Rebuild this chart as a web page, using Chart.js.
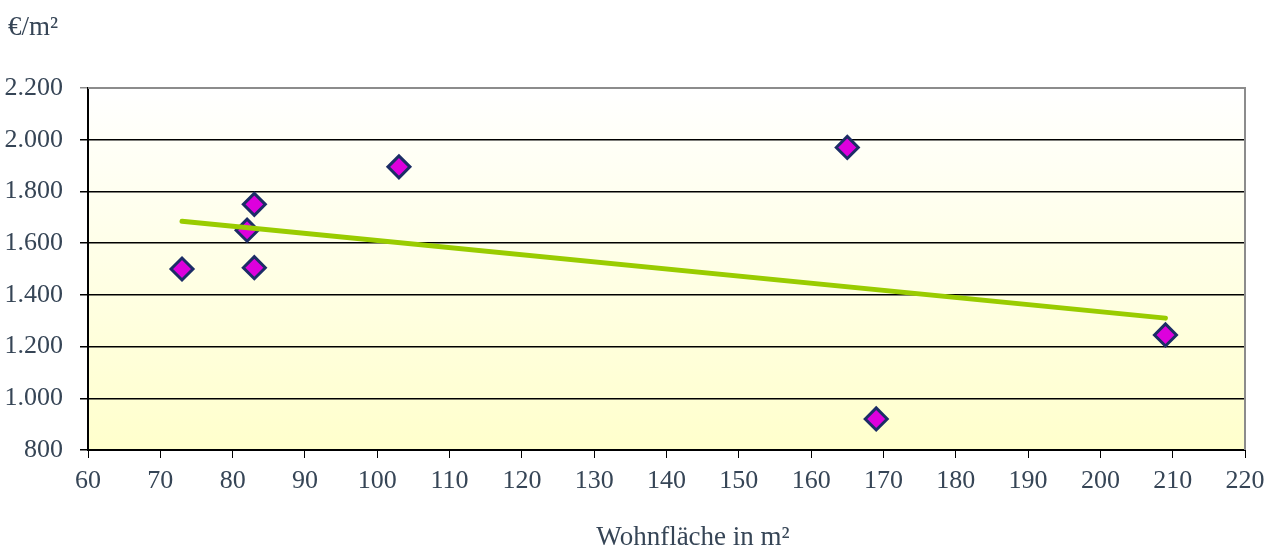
<!DOCTYPE html>
<html>
<head>
<meta charset="utf-8">
<script src="https://cdn.jsdelivr.net/npm/chart.js@4"></script>
<style>
  html, body { margin: 0; padding: 0; background: #fff; }
  #wrap { width: 1273px; height: 549px; }
</style>
</head>
<body>
<div id="wrap"><canvas id="chartWohnflaeche"></canvas></div>
<script>
// Wohnfläche vs. Preis pro m²
const flaeche = [73, 82, 83, 83, 103, 165, 169, 209];
const preisProM2 = [1500, 1650, 1750, 1505, 1895, 1970, 920, 1245];
const trendX = [73, 209];
const trendY = [1685, 1310];
const yTitel = '€/m²';
const xTitel = 'Wohnfläche in m²';

const textFarbe = '#364556';
const schrift = "'Liberation Serif', 'Times New Roman', serif";

const punkte = flaeche.map((x, i) => ({ x: x, y: preisProM2[i] }));
const trend = trendX.map((x, i) => ({ x: x, y: trendY[i] }));

const hintergrund = {
    id: 'hintergrund',
    beforeDraw(chart) {
        const { ctx, chartArea: a } = chart;
        const g = ctx.createLinearGradient(0, a.top, 0, a.bottom);
        g.addColorStop(0, '#ffffff');
        g.addColorStop(1, '#ffffcc');
        ctx.save();
        ctx.fillStyle = g;
        ctx.fillRect(a.left, a.top, a.right - a.left, a.bottom - a.top);
        ctx.restore();
    },
    afterDraw(chart) {
        const { ctx, chartArea: a } = chart;
        ctx.save();
        ctx.strokeStyle = '#8c8c8c';
        ctx.lineWidth = 2;
        ctx.beginPath();
        ctx.moveTo(a.left, a.top);
        ctx.lineTo(a.right, a.top);
        ctx.lineTo(a.right, a.bottom);
        ctx.stroke();
        ctx.fillStyle = textFarbe;
        ctx.font = '27px ' + schrift;
        ctx.textBaseline = 'middle';
        ctx.textAlign = 'left';
        ctx.fillText(yTitel, 8, 28);
        ctx.textAlign = 'center';
        ctx.fillText(xTitel, 693, 538);
        ctx.restore();
    }
};

const ctx = document.getElementById('chartWohnflaeche').getContext('2d');

const chart = new Chart(ctx, {
    data: {
        datasets: [{
            type: 'line',
            data: trend,
            borderColor: '#99cc00',
            borderWidth: 5,
            borderCapStyle: 'round',
            pointRadius: 0,
            order: 0
        }, {
            type: 'scatter',
            data: punkte,
            pointStyle: 'rectRot',
            pointRadius: 11,
            backgroundColor: '#dd00dd',
            borderColor: '#1c2d66',
            borderWidth: 3,
            order: 1
        }]
    },
    options: {
        responsive: true,
        maintainAspectRatio: false,
        animation: false,
        layout: { padding: { top: 88, right: 28, left: 0, bottom: 0 } },
        plugins: {
            legend: { display: false },
            tooltip: { enabled: false }
        },
        scales: {
            x: {
                type: 'linear',
                min: 60,
                max: 220,
                afterFit(s) { s.height = 99; },
                ticks: {
                    stepSize: 10,
                    color: textFarbe,
                    font: { family: schrift, size: 26 },
                    padding: 8
                },
                grid: {
                    drawOnChartArea: false,
                    drawTicks: true,
                    tickLength: 8,
                    color: '#000'
                },
                border: { color: '#000', width: 2 }
            },
            y: {
                min: 800,
                max: 2200,
                afterFit(s) { s.width = 88; },
                ticks: {
                    stepSize: 200,
                    color: textFarbe,
                    font: { family: schrift, size: 26 },
                    padding: 17,
                    callback: (v) => v.toLocaleString('de-DE')
                },
                grid: {
                    color: (c) => c.tick && c.tick.value === 2200 ? '#8c8c8c' : '#000',
                    lineWidth: 1.5,
                    tickLength: 8
                },
                border: { color: '#000', width: 2 }
            }
        }
    },
    plugins: [hintergrund]
});
</script>
</body>
</html>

### YOUR TASK
Reproduce the data verbatim. Do not carry any picture into the copy.

### WRITTEN REPLY
Rebuild this chart as a web page, using Chart.js.
<!DOCTYPE html>
<html>
<head>
<meta charset="utf-8">
<script src="https://cdn.jsdelivr.net/npm/chart.js@4"></script>
<style>
  html, body { margin: 0; padding: 0; background: #fff; }
  #wrap { width: 1273px; height: 549px; }
</style>
</head>
<body>
<div id="wrap"><canvas id="chartWohnflaeche"></canvas></div>
<script>
// Wohnfläche vs. Preis pro m²
const flaeche = [73, 82, 83, 83, 103, 165, 169, 209];
const preisProM2 = [1500, 1650, 1750, 1505, 1895, 1970, 920, 1245];
const trendX = [73, 209];
const trendY = [1685, 1310];
const yTitel = '€/m²';
const xTitel = 'Wohnfläche in m²';

const textFarbe = '#364556';
const schrift = "'Liberation Serif', 'Times New Roman', serif";

const punkte = flaeche.map((x, i) => ({ x: x, y: preisProM2[i] }));
const trend = trendX.map((x, i) => ({ x: x, y: trendY[i] }));

const hintergrund = {
    id: 'hintergrund',
    beforeDraw(chart) {
        const { ctx, chartArea: a } = chart;
        const g = ctx.createLinearGradient(0, a.top, 0, a.bottom);
        g.addColorStop(0, '#ffffff');
        g.addColorStop(1, '#ffffcc');
        ctx.save();
        ctx.fillStyle = g;
        ctx.fillRect(a.left, a.top, a.right - a.left, a.bottom - a.top);
        ctx.restore();
    },
    afterDraw(chart) {
        const { ctx, chartArea: a } = chart;
        ctx.save();
        ctx.strokeStyle = '#8c8c8c';
        ctx.lineWidth = 2;
        ctx.beginPath();
        ctx.moveTo(a.left, a.top);
        ctx.lineTo(a.right, a.top);
        ctx.lineTo(a.right, a.bottom);
        ctx.stroke();
        ctx.fillStyle = textFarbe;
        ctx.font = '27px ' + schrift;
        ctx.textBaseline = 'middle';
        ctx.textAlign = 'left';
        ctx.fillText(yTitel, 8, 28);
        ctx.textAlign = 'center';
        ctx.fillText(xTitel, 693, 538);
        ctx.restore();
    }
};

const ctx = document.getElementById('chartWohnflaeche').getContext('2d');

const chart = new Chart(ctx, {
    data: {
        datasets: [{
            type: 'line',
            data: trend,
            borderColor: '#99cc00',
            borderWidth: 5,
            borderCapStyle: 'round',
            pointRadius: 0,
            order: 0
        }, {
            type: 'scatter',
            data: punkte,
            pointStyle: 'rectRot',
            pointRadius: 11,
            backgroundColor: '#dd00dd',
            borderColor: '#1c2d66',
            borderWidth: 3,
            order: 1
        }]
    },
    options: {
        responsive: true,
        maintainAspectRatio: false,
        animation: false,
        layout: { padding: { top: 88, right: 28, left: 0, bottom: 0 } },
        plugins: {
            legend: { display: false },
            tooltip: { enabled: false }
        },
        scales: {
            x: {
                type: 'linear',
                min: 60,
                max: 220,
                afterFit(s) { s.height = 99; },
                ticks: {
                    stepSize: 10,
                    color: textFarbe,
                    font: { family: schrift, size: 26 },
                    padding: 8
                },
                grid: {
                    drawOnChartArea: false,
                    drawTicks: true,
                    tickLength: 8,
                    color: '#000'
                },
                border: { color: '#000', width: 2 }
            },
            y: {
                min: 800,
                max: 2200,
                afterFit(s) { s.width = 88; },
                ticks: {
                    stepSize: 200,
                    color: textFarbe,
                    font: { family: schrift, size: 26 },
                    padding: 17,
                    callback: (v) => v.toLocaleString('de-DE')
                },
                grid: {
                    color: (c) => c.tick && c.tick.value === 2200 ? '#8c8c8c' : '#000',
                    lineWidth: 1.5,
                    tickLength: 8
                },
                border: { color: '#000', width: 2 }
            }
        }
    },
    plugins: [hintergrund]
});
</script>
</body>
</html>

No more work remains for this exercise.